Jason is the editor of Meatsplaining: The Animal Agriculture Industry and the Rhetoric of Denial (Sydney University Press, 2020). His current book project is New White Saviours: The Colonial Politics of Meat, which explores the meat industry’s long history of colonial violence. He is also the Chair of Winnipeg VegFest, the largest vegan and animal rights festival in Manitoba.
What we can learn from the Sexual Politics of Meat
Carol J. Adams
June 22 2021, 5pm PDT, 8pm EDT
Carol J. Adams will discuss the vegan feminist critical theory developed in her revolutionary book, The Sexual Politics of Meat, first published in 1990, followed by a conversation with Earthsave Canada on topics including: how the Sexual Politics of Meat has been used by activists in the last 31 years, what has changed and what has stayed the same in our cultural narratives around meat, and how the Sexual Politics of Meat retains relevance in the vegan and environmental movements today.
Carol J. Adams is the author of numerous books including her germinal The Sexual Politics of Meat, as well as Burger, Protest Kitchen, and others. She is the co-editor of several anthologies on feminist theory and animals. She has been an activist against domestic violence, racism, and homelessness, and for reproductive justice and fair housing practices. A new generation of feminists, artists, and activists respond to her work in Defiant Daughters: 21 Women of Art, Activism, Animals, and The Sexual Politics of Meat and The Art of the Animal: 14 Women Artists Explore The Sexual Politics of Meat. www.caroljadams.com
How we can all play a role in making legal change for animals
Camille Labchuk, BA, JD
April 15 2021, 4pm PST, 7pm EST
Building a more compassionate legal system for animals can seem like a daunting task, but you don’t have to be a lawyer to play a role in improving animal protection laws. This talk will cover the nuts and bolts of making social change, and why engaged, every-day citizens are essential to bring Canadian animal protection laws into line with our social values.

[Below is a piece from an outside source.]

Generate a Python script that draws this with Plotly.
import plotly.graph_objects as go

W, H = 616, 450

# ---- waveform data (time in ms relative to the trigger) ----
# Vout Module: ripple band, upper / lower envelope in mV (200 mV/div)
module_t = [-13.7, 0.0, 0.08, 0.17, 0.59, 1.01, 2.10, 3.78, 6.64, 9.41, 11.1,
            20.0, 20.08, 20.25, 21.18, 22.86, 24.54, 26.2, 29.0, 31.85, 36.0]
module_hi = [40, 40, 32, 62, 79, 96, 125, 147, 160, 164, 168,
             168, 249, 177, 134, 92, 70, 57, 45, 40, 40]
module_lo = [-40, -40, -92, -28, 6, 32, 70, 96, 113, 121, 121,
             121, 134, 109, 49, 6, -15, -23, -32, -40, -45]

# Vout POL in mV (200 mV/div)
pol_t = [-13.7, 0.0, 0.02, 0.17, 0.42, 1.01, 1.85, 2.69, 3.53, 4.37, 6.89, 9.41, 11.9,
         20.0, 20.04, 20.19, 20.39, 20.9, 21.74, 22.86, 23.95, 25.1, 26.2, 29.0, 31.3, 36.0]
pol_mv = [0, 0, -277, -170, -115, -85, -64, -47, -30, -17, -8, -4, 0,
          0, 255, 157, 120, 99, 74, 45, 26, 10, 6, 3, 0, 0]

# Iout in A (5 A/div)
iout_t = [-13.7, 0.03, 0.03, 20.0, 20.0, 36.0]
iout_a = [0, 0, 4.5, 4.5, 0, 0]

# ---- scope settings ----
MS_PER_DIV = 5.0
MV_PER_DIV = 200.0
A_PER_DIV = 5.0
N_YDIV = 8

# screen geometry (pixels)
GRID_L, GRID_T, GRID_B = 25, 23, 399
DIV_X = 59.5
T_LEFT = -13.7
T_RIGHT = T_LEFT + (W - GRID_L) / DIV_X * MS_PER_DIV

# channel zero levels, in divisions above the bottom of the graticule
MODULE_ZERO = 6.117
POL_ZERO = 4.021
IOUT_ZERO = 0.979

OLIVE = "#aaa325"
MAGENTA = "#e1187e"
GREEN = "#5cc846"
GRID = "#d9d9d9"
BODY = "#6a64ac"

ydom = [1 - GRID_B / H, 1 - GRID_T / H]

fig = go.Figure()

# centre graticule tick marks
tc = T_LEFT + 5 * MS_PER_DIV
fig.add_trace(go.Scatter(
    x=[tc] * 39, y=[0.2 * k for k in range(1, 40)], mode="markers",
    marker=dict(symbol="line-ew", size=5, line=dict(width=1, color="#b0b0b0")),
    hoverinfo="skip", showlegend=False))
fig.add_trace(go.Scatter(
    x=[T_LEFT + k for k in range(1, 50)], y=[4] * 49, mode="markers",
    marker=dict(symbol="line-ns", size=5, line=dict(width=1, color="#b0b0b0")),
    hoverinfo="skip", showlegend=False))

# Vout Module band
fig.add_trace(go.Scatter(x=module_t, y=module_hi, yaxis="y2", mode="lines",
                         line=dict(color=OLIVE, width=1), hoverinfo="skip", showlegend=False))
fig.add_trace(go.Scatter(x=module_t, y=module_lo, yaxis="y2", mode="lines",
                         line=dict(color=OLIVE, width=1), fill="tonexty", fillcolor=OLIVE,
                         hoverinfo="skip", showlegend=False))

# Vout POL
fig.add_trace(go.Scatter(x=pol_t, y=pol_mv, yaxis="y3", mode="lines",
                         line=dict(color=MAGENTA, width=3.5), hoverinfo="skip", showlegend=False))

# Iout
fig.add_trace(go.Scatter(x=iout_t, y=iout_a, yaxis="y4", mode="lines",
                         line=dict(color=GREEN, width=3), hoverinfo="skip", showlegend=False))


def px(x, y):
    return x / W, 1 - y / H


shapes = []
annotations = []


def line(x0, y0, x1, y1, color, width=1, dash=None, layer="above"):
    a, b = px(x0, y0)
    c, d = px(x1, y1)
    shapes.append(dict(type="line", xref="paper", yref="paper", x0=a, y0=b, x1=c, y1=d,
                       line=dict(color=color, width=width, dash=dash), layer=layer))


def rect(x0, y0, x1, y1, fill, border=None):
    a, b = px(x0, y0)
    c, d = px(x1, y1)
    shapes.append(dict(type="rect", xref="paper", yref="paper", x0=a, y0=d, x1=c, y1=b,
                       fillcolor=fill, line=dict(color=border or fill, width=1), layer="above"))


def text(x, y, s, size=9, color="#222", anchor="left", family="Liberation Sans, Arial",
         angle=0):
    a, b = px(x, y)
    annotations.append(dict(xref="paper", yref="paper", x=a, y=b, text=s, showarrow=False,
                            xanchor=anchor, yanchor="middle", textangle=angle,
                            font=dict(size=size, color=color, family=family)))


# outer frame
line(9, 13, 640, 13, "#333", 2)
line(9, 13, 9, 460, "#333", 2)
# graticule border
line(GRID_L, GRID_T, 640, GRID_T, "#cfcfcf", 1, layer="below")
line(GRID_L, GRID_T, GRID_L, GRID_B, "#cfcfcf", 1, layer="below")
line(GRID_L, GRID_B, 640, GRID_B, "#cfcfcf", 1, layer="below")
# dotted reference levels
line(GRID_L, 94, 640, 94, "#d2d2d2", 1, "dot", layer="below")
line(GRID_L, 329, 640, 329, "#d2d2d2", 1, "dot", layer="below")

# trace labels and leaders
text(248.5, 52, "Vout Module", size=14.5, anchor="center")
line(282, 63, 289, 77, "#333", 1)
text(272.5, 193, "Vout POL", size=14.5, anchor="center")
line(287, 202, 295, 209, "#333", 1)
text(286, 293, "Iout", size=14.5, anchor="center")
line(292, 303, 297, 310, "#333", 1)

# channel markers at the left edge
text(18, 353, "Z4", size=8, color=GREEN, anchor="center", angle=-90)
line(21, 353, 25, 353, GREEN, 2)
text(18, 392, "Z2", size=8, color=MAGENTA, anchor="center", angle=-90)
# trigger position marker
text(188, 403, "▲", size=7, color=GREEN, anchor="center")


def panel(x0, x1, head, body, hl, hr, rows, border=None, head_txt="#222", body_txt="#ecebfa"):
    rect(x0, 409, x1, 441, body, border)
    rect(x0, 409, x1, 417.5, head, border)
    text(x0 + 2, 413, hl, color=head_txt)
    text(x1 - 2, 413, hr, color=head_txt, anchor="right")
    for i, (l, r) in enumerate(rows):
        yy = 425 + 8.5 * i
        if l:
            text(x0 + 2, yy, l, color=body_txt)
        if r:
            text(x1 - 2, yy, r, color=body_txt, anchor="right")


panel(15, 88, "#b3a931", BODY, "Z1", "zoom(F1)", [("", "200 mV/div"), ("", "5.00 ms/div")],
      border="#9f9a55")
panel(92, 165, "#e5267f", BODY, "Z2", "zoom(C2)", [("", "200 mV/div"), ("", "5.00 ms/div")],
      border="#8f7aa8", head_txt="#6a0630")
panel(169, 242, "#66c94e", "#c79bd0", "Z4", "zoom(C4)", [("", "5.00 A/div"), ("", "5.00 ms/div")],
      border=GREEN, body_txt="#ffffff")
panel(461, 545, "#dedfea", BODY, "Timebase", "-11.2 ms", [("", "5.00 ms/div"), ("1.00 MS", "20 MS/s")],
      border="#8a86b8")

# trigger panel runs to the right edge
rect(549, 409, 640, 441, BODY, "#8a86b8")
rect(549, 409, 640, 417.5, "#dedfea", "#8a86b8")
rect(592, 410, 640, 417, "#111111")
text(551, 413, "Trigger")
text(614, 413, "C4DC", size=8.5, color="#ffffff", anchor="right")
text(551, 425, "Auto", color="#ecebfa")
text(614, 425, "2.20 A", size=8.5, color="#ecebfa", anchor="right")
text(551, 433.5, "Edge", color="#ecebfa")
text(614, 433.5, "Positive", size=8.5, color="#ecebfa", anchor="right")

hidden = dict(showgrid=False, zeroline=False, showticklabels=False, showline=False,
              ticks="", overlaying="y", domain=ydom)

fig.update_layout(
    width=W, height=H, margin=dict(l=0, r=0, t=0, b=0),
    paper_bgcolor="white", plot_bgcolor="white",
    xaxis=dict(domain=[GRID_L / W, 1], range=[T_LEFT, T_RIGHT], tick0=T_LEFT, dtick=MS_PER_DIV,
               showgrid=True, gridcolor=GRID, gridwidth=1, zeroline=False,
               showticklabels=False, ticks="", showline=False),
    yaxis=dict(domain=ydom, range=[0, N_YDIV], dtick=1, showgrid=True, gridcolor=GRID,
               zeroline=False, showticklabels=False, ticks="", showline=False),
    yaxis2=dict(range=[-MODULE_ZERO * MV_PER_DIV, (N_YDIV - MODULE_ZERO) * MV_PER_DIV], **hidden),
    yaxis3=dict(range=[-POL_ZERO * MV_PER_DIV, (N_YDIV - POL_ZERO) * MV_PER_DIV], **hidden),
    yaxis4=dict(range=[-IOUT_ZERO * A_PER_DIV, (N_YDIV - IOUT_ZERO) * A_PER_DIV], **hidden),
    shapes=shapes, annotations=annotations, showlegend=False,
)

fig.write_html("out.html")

Camille Labchuk is an animal rights lawyer and executive director of Animal Justice—Canada’s only animal law advocacy organization. Under her leadership, Animal Justice fights legal cases in courtrooms across the country, works to pass groundbreaking new laws, and ensures industries are held accountable for illegal animal cruelty.
Camille has litigated to advance animals’ legal interests at all levels of court, including before the Supreme Court of Canada. She regularly testifies before legislative committees, and was instrumental in passing a precedent-setting national ban on whale and dolphin captivity in 2019. She has filed false advertising complaints against companies making misleading humane claims; documented Canada’s commercial seal slaughter; and exposed hidden suffering behind the closed doors of farms and zoos through undercover investigations. Camille also regularly defends and protects the rights of animal advocates.
Camille is a frequent lecturer on animal law, co-host of the Paw & Order podcast, and a regular contributor to national publications like the Globe and Mail and the Toronto Star.
Going Vegan For Life: Strategies for Success
Ginny Messina, MPH RD
Feb 20 2021, 3pm PST, 6pm EST
Whether you’re a long time vegan, new to this style of eating, or you’re working to help others move toward a plant-based menu, there are strategies that can help ensure success for the long term. This presentation covers key guidelines related to nutrition, food cravings, making room for mistakes, and the value of managing expectations. We’ll look at practical considerations around vegan food choices and cooking styles, and explore the myth of the “junk food” vegan.
Ginny is a dietitian with a master’s degree in public health nutrition. She is the author of a textbook on plant-based diets for health professionals and of eight other books including Vegan for Life and Even Vegans Die. She has published peer-reviewed journal articles on plant-based nutrition, taught nutrition to university students and worked as a public health nutritionist.
She has served on advisory boards to national and international science conferences and to numerous animal advocacy organizations. As a nutrition consultant, she writes and speaks about vegan nutrition, preventing ex-vegans, and body positivity. Her latest book is an all-new edition of Vegan for Life, with updated recommendations and new material for vegans and aspiring vegans.